Translated by David F. Bell
I’m not particularly familiar with recent politics in Haiti. Nor, as it were, with the contemporary history of the country. In some sense, the difference between recent politics and contemporary history is rather delicate. History would be the most profound social, political, and economic points of contention behind the daily lives of a population under siege. Not simply those talked about while people travel in public transportation (Haitians talk a lot while in public transportation), but also the interpretive matrices mobilized to speak about these problems. As for current events, they are the province of newspaper headlines, those front pages and editorial pages most often read and shared, the public opinion machine.
Of course, a few snippets of news come to me: the rise of kidnapping, political instability, the opposition declaring that the presidential mandate has ended, a government sponsored referendum to change the constitution, upcoming elections. As I write this piece (summer 2021), armed banditry is rife in many working-class neighborhoods. There are victims by the dozens nearly every day.
As I was asking myself how best to express the bicentennial dyspnea of the Haitian people, I learned about the assassination of the president of the Republic in his private residence.
Haiti could not breathe. Now it is suffocating.
I recently published a novel entitled Combats (March 2021) in which the characters live in a nineteenth-century rural setting. They experience the full force of the first consequences provoked by the infamous independence debt, well understood by Haitians and analyzed by international specialists such as David Graeber and Thomas Piketty.
After its independence in 1804, Haiti was not accepted into the concert of nations. The country, founded by hordes of previously enslaved Blacks and by freed Mulattos, was a bad example, a model not to be emulated so geographically near a slave society, the United States, and the Antilles belonging to France. No economic power, that is, no white country defining itself as such, recognized the independence of the new Black, abolitionist, and egalitarian population. The isolation of Haiti thus began at the very moment of its foundation.
In a vain attempt to escape the embargo and to construct a collective destiny at the international level, Haiti accepted a colossal debt imposed on it by France. Charles X, king of France and Navarre, forced Jean-Pierre Boyer, supreme leader of the Haitian nation, to assume the responsibility for a ransom of 120 million francs. The economist Thomas Piketty calculates that this was equivalent to 28 billion euros in today’s currency. David Graeber, in his Debt: The First 500 Years, considers it to be the most egregious debt in history. In truth, for Haitians, this strange transaction consisted in buying lands they had already conquered in their independence struggle, having taken them from the previous colonial settlers representing the French state.

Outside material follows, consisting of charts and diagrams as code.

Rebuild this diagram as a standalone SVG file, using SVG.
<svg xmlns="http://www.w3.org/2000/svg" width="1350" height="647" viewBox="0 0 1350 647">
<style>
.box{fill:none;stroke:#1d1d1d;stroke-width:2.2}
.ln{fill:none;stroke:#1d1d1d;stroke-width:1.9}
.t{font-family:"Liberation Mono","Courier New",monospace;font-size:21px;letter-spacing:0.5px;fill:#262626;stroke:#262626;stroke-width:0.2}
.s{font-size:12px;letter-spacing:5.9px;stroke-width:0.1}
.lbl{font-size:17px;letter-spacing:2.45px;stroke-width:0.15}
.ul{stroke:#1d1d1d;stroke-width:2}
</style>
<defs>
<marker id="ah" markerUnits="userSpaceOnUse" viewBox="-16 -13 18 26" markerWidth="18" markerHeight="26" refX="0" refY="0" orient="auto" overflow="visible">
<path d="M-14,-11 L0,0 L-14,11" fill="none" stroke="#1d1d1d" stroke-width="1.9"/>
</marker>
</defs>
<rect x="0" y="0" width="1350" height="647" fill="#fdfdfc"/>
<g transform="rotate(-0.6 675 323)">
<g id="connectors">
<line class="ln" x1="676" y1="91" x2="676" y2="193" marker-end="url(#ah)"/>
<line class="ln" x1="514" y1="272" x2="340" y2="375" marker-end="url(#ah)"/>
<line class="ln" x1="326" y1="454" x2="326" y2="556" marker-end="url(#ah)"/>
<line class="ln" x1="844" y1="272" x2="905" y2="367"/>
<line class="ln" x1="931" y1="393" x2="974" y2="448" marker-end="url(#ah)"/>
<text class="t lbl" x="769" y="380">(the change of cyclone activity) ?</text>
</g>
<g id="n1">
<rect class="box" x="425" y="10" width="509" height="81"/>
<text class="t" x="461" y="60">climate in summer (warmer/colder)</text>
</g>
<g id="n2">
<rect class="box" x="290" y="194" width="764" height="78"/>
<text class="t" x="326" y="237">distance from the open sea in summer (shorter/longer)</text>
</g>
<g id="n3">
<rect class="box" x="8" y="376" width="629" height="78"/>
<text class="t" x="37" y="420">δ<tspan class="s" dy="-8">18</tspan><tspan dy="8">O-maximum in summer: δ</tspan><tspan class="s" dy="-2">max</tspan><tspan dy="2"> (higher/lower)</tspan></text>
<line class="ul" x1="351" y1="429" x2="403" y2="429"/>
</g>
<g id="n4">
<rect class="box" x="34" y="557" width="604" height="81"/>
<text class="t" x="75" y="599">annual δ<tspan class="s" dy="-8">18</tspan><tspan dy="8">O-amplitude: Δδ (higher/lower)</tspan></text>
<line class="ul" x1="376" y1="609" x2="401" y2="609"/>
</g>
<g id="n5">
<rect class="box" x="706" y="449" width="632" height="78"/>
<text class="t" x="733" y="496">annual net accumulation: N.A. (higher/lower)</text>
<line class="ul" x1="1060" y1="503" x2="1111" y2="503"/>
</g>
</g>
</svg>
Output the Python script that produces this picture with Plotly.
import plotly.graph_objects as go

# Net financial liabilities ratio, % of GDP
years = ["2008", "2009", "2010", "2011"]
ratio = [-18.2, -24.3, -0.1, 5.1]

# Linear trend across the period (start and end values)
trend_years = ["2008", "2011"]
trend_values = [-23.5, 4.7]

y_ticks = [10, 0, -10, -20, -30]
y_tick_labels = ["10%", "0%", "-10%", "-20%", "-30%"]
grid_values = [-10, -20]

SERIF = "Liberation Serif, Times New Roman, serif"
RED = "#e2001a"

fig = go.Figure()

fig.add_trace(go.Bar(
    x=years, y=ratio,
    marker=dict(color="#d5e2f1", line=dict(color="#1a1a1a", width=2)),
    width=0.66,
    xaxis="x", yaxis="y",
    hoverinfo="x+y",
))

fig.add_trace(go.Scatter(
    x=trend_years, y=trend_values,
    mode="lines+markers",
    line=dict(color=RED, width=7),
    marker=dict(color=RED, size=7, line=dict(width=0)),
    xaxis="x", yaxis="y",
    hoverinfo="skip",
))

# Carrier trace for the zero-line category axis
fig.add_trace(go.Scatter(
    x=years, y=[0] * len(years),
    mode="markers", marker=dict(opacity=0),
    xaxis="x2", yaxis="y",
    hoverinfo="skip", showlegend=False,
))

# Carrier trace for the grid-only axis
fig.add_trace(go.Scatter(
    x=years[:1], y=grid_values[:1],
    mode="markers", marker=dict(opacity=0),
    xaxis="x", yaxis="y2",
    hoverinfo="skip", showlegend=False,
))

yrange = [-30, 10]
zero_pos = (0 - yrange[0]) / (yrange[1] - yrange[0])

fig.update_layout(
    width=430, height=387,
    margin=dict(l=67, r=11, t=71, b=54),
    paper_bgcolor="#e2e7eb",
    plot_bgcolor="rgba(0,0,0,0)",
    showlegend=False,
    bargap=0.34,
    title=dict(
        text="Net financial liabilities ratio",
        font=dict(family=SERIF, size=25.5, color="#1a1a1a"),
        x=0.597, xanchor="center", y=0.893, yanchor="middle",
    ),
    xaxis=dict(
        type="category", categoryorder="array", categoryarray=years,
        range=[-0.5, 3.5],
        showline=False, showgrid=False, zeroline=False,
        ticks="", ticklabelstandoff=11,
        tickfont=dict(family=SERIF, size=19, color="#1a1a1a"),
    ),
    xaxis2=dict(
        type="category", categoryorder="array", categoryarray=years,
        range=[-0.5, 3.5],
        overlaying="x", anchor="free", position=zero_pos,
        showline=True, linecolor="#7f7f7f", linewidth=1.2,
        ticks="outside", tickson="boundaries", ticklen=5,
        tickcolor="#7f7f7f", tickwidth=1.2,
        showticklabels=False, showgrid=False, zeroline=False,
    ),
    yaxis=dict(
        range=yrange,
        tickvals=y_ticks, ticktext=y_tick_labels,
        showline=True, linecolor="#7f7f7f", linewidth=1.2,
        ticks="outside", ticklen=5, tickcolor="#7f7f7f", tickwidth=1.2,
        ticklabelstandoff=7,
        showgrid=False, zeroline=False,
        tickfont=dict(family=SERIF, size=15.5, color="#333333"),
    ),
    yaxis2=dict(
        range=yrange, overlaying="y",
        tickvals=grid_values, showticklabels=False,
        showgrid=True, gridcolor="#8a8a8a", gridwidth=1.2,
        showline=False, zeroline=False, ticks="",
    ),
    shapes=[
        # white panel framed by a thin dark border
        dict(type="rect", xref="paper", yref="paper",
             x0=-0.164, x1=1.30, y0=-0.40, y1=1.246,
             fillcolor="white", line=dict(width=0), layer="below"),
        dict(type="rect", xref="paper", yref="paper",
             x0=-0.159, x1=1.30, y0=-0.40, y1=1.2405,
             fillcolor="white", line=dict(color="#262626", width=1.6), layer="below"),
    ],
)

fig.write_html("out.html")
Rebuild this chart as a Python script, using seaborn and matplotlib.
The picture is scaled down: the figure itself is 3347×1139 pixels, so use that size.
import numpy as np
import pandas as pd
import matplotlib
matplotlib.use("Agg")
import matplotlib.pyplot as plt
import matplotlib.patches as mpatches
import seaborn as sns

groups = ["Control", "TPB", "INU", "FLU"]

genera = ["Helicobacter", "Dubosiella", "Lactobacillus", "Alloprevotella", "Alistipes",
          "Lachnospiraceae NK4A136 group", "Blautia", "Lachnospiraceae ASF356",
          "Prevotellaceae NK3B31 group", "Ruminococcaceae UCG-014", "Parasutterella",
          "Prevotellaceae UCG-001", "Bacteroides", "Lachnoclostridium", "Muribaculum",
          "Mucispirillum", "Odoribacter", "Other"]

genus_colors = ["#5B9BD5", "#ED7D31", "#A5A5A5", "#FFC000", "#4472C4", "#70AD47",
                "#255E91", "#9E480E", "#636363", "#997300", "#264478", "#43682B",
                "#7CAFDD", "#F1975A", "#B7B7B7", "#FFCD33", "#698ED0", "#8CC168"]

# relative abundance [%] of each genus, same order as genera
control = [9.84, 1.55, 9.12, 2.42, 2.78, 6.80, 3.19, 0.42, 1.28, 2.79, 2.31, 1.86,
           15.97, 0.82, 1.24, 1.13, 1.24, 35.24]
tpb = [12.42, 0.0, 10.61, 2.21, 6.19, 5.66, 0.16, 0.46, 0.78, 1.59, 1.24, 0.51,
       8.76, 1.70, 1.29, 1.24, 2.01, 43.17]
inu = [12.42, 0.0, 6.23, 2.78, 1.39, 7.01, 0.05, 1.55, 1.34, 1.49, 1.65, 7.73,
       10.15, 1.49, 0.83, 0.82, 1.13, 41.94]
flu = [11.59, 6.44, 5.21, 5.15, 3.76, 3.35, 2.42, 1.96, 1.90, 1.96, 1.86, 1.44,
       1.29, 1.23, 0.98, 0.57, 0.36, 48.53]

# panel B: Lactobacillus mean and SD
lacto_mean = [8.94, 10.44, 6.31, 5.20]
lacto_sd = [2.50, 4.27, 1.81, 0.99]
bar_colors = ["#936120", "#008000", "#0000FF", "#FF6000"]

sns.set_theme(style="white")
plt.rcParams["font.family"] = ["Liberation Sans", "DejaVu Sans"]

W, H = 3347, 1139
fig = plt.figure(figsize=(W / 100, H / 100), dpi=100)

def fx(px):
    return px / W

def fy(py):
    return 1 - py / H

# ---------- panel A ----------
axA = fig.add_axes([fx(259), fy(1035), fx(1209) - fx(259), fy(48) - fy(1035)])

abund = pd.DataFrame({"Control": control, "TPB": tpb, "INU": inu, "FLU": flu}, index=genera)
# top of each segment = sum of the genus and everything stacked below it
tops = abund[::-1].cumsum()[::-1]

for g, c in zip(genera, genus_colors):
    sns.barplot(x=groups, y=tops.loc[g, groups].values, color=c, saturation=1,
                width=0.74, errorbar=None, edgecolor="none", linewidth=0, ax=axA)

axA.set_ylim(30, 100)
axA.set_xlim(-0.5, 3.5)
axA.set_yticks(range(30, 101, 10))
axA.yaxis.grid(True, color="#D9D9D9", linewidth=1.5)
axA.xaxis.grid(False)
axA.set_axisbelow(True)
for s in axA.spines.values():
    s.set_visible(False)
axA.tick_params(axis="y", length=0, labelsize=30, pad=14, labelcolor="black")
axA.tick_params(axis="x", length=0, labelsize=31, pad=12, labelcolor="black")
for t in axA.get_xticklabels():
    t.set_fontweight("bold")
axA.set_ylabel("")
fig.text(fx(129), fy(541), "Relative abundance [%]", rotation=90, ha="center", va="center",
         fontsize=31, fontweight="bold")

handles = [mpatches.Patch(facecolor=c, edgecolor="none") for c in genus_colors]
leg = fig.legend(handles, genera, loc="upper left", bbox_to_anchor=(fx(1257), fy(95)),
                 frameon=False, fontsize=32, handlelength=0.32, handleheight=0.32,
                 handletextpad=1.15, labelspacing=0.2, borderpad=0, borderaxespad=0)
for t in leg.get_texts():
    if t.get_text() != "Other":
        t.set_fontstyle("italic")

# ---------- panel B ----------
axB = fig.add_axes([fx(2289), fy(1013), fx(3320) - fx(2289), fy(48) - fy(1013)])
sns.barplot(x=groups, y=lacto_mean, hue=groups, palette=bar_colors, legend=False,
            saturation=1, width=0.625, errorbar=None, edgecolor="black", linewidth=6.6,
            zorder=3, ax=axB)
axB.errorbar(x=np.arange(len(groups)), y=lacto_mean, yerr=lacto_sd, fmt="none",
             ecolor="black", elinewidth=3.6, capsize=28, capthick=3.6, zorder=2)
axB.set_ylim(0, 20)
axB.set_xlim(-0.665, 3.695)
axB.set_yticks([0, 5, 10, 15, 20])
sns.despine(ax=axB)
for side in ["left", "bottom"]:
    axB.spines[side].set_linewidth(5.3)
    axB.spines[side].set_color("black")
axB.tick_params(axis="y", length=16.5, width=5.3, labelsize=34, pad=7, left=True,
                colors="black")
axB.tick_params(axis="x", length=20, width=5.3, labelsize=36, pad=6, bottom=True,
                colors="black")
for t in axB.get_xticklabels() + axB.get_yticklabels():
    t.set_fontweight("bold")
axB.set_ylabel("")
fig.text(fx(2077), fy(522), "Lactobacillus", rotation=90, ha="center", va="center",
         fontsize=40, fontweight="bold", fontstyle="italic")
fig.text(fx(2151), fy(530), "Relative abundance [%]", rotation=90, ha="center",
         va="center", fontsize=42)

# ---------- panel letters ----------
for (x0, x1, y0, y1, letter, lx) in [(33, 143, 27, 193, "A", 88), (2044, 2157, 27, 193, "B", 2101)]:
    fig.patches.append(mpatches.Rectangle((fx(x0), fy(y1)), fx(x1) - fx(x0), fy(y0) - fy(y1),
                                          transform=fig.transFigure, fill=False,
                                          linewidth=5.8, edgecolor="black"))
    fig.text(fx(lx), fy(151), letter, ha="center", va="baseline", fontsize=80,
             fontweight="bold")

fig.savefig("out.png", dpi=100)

Since the previously emancipated ancestors were considered the colonial settlers’ property, Haitians, under threat from the French army, assumed the weight of this debt, which really consisted in purchasing—from their previous torturers—their very persons and those of their grandparents. In other words, after the war of independence, begun by Black Maroons as soon as they arrived on the island of Haiti, pursued by Toussaint Louverture against slavery, brought successfully to a conclusion by Jean Jacques Dessalines through victorious military battles (November 1803 at Vertières, for example), after this long road toward emancipation, France, supported by all the foreign powers of the period, extracted from Haiti recognition of the debt in 1826, that is, during the first half of the nineteenth century, at the very moment when the independent countries of the world were beginning to undergo a massive industrialization.
Haiti clearly missed out on this entrance into the industrial age of the steam engine. It remained an “essentially agricultural” country because every year it had to pay debt service—including interest—every year until the second half of the 20th century!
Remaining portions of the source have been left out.